Before pushing a variation live, validate your test to confirm it’s telling the truth. Use this quick checklist:
✅ Did you hit your required sample size?
Small samples create a big risk for error.
✅ Did the test run long enough?
Minimum one full business cycle (ideally 1–2 weeks), including weekdays and weekends.
✅ Are your segments behaving consistently?
Check by device, geography, referral source.
✅ Are your analytics tools aligned?
Make sure GA, Mixpanel, and your A/B tool aren’t showing wildly different numbers.
✅ Was traffic split correctly?
No test is valid if 70% of visitors saw one variant.
✅ Did you document your hypothesis and goal beforehand?

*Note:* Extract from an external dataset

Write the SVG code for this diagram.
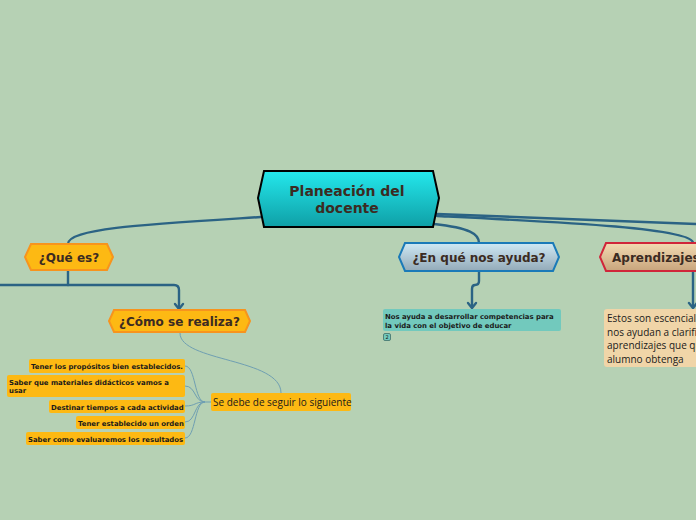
<svg xmlns="http://www.w3.org/2000/svg" width="696" height="520" viewBox="0 0 696 520">
<defs>
<linearGradient id="gCenter" x1="0" y1="0" x2="0" y2="1"><stop offset="0" stop-color="#24e8ec"/><stop offset="1" stop-color="#0f9fa6"/></linearGradient>
<linearGradient id="gBlue" x1="0" y1="0" x2="0" y2="1"><stop offset="0" stop-color="#cfe9f5"/><stop offset="1" stop-color="#93aab8"/></linearGradient>
<linearGradient id="gTan" x1="0" y1="0" x2="0" y2="1"><stop offset="0" stop-color="#f3dbb2"/><stop offset="1" stop-color="#c8a47c"/></linearGradient>
<style>
.main{fill:none;stroke:#2b6384;stroke-width:2.4;stroke-linecap:round}
.thin{fill:none;stroke:#6f9fb2;stroke-width:1}
.head{font-family:"DejaVu Sans",Verdana,sans-serif;font-weight:bold;font-size:12px;fill:#3b2b22;text-anchor:middle}
.small{font-family:"DejaVu Sans",Verdana,sans-serif;font-weight:bold;font-size:6.9px;fill:#1a1a1a}
.body{font-family:"Open Sans","Noto Sans",sans-serif;font-size:10px;fill:#1a1a1a}
.orange{fill:#fdb913}
</style>
</defs>
<rect width="696" height="520" fill="#b6d1b4"/>

<g id="connectors">
<path class="main" d="M261,217 C150,224 68,228 68,244"/>
<path class="main" d="M68,270 V285"/>
<path class="main" d="M0,285 H174 Q179,285 179,290 V308"/>
<path class="main" d="M175,304 L179,309 L183,304"/>
<path class="main" d="M434,224 C470,228 479,234 479,243"/>
<path class="main" d="M479,271 V281 Q479,285 475,285 Q472,285 472,289 V307"/>
<path class="main" d="M468,303 L472,308 L476,303"/>
<path class="main" d="M437,214 L696,224"/>
<path class="main" d="M437,216 C560,222 693,228 693,243"/>
<path class="main" d="M693,271 V307"/>
<path class="main" d="M689,303 L693,308 L697,303"/>
<path class="thin" d="M180,333 C180,362 281,358 281,393"/>
<path class="thin" d="M211,402 H205"/>
<path class="thin" d="M205,402 C194,402 196,366 185,366"/>
<path class="thin" d="M205,402 C194,402 196,386 185,386"/>
<path class="thin" d="M205,402 C194,402 196,406 185,406"/>
<path class="thin" d="M205,402 C194,402 196,422 185,422"/>
<path class="thin" d="M205,402 C194,402 196,438 185,438"/>
</g>

<g id="central">
<polygon points="264,171 433,171 439,198 433,227 264,227 258,198" fill="url(#gCenter)" stroke="#000" stroke-width="2"/>
<text x="347" y="196" class="head" style="font-size:14px">Planeación del</text>
<text x="347" y="213" class="head" style="font-size:14px">docente</text>
</g>

<g id="que-es">
<polygon points="31,244 107,244 113,257 107,270 31,270 25,257" fill="#fdb913" stroke="#f7941d" stroke-width="2"/>
<text x="69" y="261.5" class="head">¿Qué es?</text>
</g>

<g id="como">
<polygon points="114,310 245,310 250,321 245,332 114,332 109,321" fill="#fdb913" stroke="#f7941d" stroke-width="2"/>
<text x="179.5" y="325.5" class="head">¿Cómo se realiza?</text>
</g>

<g id="se-debe">
<rect x="211" y="393" width="140" height="18" rx="2" class="orange"/>
<text x="213" y="405.5" class="body">Se debe de seguir lo siguiente</text>
</g>

<g id="item1">
<rect x="29" y="359" width="156" height="14" rx="2" class="orange"/>
<text x="31" y="369" class="small">Tener los propósitos bien establecidos.</text>
</g>
<g id="item2">
<rect x="7" y="375" width="178" height="22" rx="2" class="orange"/>
<text x="9" y="385" class="small">Saber que materiales didácticos vamos a</text>
<text x="9" y="393" class="small">usar</text>
</g>
<g id="item3">
<rect x="49" y="400" width="136" height="13" rx="2" class="orange"/>
<text x="51" y="409.5" class="small">Destinar tiempos a cada actividad</text>
</g>
<g id="item4">
<rect x="76" y="416" width="109" height="13" rx="2" class="orange"/>
<text x="78" y="425.5" class="small">Tener establecido un orden</text>
</g>
<g id="item5">
<rect x="26" y="432" width="159" height="13" rx="2" class="orange"/>
<text x="28" y="441.5" class="small">Saber como evaluaremos los resultados</text>
</g>

<g id="en-que">
<polygon points="405,243 553,243 559,257 553,271 405,271 399,257" fill="url(#gBlue)" stroke="#1a7ab8" stroke-width="2"/>
<text x="479" y="261.5" class="head">¿En qué nos ayuda?</text>
</g>

<g id="nos-ayuda">
<rect x="383" y="309" width="178" height="22" rx="2" fill="#72c9bd"/>
<text x="385" y="319" class="small">Nos ayuda a desarrollar competencias para</text>
<text x="385" y="327.5" class="small">la vida con el objetivo de educar</text>
<rect x="383.5" y="333.5" width="7" height="7" rx="1.5" fill="#72c9bd" stroke="#3f6f6a" stroke-width="0.8"/>
<text x="387" y="339" style="font-family:'DejaVu Sans',sans-serif;font-size:5px;fill:#1a1a1a;text-anchor:middle">2</text>
</g>

<g id="aprendizajes">
<polygon points="606,243 705,243 705,271 606,271 600,257" fill="url(#gTan)" stroke="#d0263a" stroke-width="2"/>
<text x="612" y="261.5" class="head" style="text-anchor:start">Aprendizajes</text>
</g>

<g id="estos">
<rect x="604" y="309" width="100" height="58" rx="3" fill="#f0d5a8"/>
<text x="607" y="322" class="body">Estos son escenciales</text>
<text x="607" y="335.5" class="body">nos ayudan a clarifi</text>
<text x="607" y="349" class="body">aprendizajes que qu</text>
<text x="607" y="362.5" class="body">alumno obtenga</text>
</g>
</svg>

This avoids post-hoc rationalizations.
Skipping validation is like publishing without proofreading. You might get lucky, but you’ll likely miss something important.
Data without context is just noise. But the right A/B testing metrics, paired with careful validation and thoughtful interpretation of results, can become a roadmap for smarter, faster growth.
Rather than acting on hunches or early spikes, build the discipline to read results with a critical eye. Measure what matters, watch for statistical soundness, and always follow up with additional testing when in doubt.
It’s not about finding quick wins, it’s about finding repeatable, scalable wins. And that starts with reading your data like a pro.
What does statistical significance mean in A/B testing?
Statistical significance indicates that the difference in performance between your A and B variants has a justifiable reason. It helps you decide whether to trust the test results enough to take action. Typically, a 95% confidence level is considered the gold standard.
How do I know if my A/B test results are reliable?
Reliable A/B test results come from proper setup and disciplined execution. Check that you’ve reached a sufficient sample size, run the test long enough, achieved statistical significance, and validated consistency across user segments (like device or traffic source).
Can I trust A/B testing results with small sample sizes?
Small sample sizes often lead to unreliable or misleading results, increasing the risk of both false positives and negatives. If your audience is limited, run the test longer or consider alternative approaches like sequential testing to improve reliability.